» **WHAT TO WORK ON**: Leave out any picture and return the remaining listing below exactly as given.

_____

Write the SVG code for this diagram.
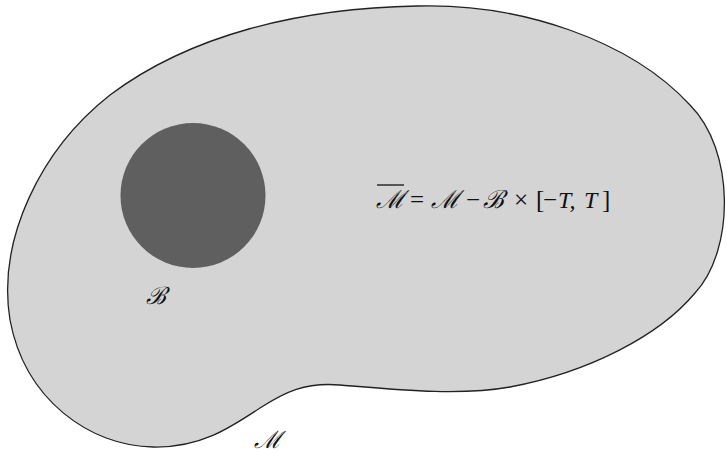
<svg xmlns="http://www.w3.org/2000/svg" width="727" height="453" viewBox="0 0 727 453">
<style>
.math{font-family:"DejaVu Serif","Liberation Serif",serif;fill:#111;font-style:italic;}
.rm{font-family:"Liberation Serif",serif;fill:#111;font-size:25px;}
.it{font-family:"Liberation Serif",serif;font-style:italic;fill:#111;font-size:24px;}
</style>
<rect width="727" height="453" fill="#ffffff"/>
<g id="manifold">
<path d="M 417 6 C 520 3, 630 40, 690 105 C 735 150, 735 250, 695 293 C 660 335, 590 372, 510 387 C 460 396, 400 390, 340 385 C 305 382, 285 392, 260 408 C 230 428, 200 448, 153 447 C 90 446, 25 400, 10 320 C -3 240, 40 150, 110 95 C 190 35, 300 8, 417 6 Z" fill="#d4d4d4" stroke="#222" stroke-width="1.3"/>
</g>
<g id="ball">
<circle cx="193" cy="195.5" r="72.5" fill="#5f5f5f"/>
</g>
<g id="labels">
<text class="math" x="146" y="304" font-size="24">ℬ</text>
<text class="math" x="254" y="448" font-size="24">ℳ</text>
</g>
<g id="formula">
<line x1="377" y1="185" x2="404" y2="185" stroke="#111" stroke-width="1.3"/>
<text class="math" x="376" y="208" font-size="25">ℳ</text>
<text class="rm" x="410" y="208">=</text>
<text class="math" x="431" y="208" font-size="25">ℳ</text>
<text class="rm" x="466" y="208">−</text>
<text class="math" x="483" y="208" font-size="25">ℬ</text>
<text class="rm" x="514" y="208">×</text>
<text class="rm" x="536" y="208">[</text>
<text class="rm" x="543" y="208">−</text>
<text class="it" x="558" y="208">T,</text>
<text class="it" x="584" y="208">T</text>
<text class="rm" x="602" y="208">]</text>
</g>
</svg>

_____

» **ANSWER IN FULL**:
Write the SVG code for this diagram.
<svg xmlns="http://www.w3.org/2000/svg" width="727" height="453" viewBox="0 0 727 453">
<style>
.math{font-family:"DejaVu Serif","Liberation Serif",serif;fill:#111;font-style:italic;}
.rm{font-family:"Liberation Serif",serif;fill:#111;font-size:25px;}
.it{font-family:"Liberation Serif",serif;font-style:italic;fill:#111;font-size:24px;}
</style>
<rect width="727" height="453" fill="#ffffff"/>
<g id="manifold">
<path d="M 417 6 C 520 3, 630 40, 690 105 C 735 150, 735 250, 695 293 C 660 335, 590 372, 510 387 C 460 396, 400 390, 340 385 C 305 382, 285 392, 260 408 C 230 428, 200 448, 153 447 C 90 446, 25 400, 10 320 C -3 240, 40 150, 110 95 C 190 35, 300 8, 417 6 Z" fill="#d4d4d4" stroke="#222" stroke-width="1.3"/>
</g>
<g id="ball">
<circle cx="193" cy="195.5" r="72.5" fill="#5f5f5f"/>
</g>
<g id="labels">
<text class="math" x="146" y="304" font-size="24">ℬ</text>
<text class="math" x="254" y="448" font-size="24">ℳ</text>
</g>
<g id="formula">
<line x1="377" y1="185" x2="404" y2="185" stroke="#111" stroke-width="1.3"/>
<text class="math" x="376" y="208" font-size="25">ℳ</text>
<text class="rm" x="410" y="208">=</text>
<text class="math" x="431" y="208" font-size="25">ℳ</text>
<text class="rm" x="466" y="208">−</text>
<text class="math" x="483" y="208" font-size="25">ℬ</text>
<text class="rm" x="514" y="208">×</text>
<text class="rm" x="536" y="208">[</text>
<text class="rm" x="543" y="208">−</text>
<text class="it" x="558" y="208">T,</text>
<text class="it" x="584" y="208">T</text>
<text class="rm" x="602" y="208">]</text>
</g>
</svg>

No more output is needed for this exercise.